Much like the Australian Drop Bear, the Chav was a fictional predator manufactured for public consumption, except instead of scaring tourists, it was designed to demonize the white British working class. The “Chav” wasn’t a real subculture, it was a twisted caricature of standard, popular working-class fashion. By taking normal, everyday staples like tracksuits, baseball caps, trainers, and gold jewelry and refracting them through a lens of malice, the media created a boogeyman.
This caricature allowed society to pathologize poverty by turning a socio-economic group into a “delinquent” tribe and weaponizing their aesthetics. It made certain clothing brands synonymous with antisocial behavior, providing a loophole to mock the working class under the guise of satirizing a specific, made-up subculture. In the end, the “Chav” was just a cultural bogeyman used to justify the marginalization of the people who actually wore the clothes. Some people would see a person in a tracksuit and think “Chav!” just like someone who has been told about “Drop Bears” would look at a Koala and think “Drop Bear!”.

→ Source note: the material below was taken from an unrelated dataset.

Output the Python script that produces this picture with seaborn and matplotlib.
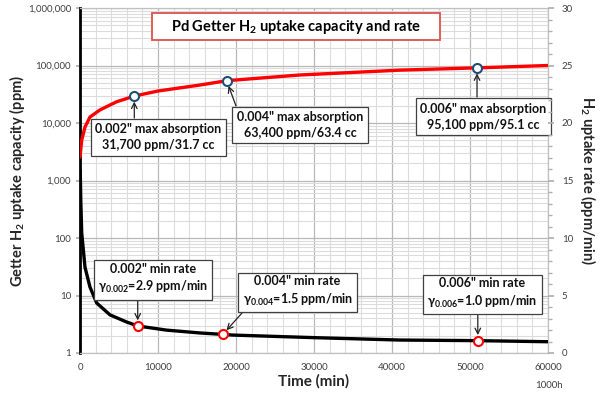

The “Chav” is to the British working class what the Drop Bear is to the Koala. One is a real, mundane animal, the koala, just living its life in its natural habitat; the other is a fanged, predatory myth invented specifically to scare people that’s a twisted version of the real thing.


“Debunked” hahahaha.
Get help dude, you’re obsessed with this idea.
You can’t prove something doesn’t exist. The mere fact you’re using this word means it does exist, and has been used to mean a slacker layabout for decades.
Seriously, go get help. Or start taking your Meds again.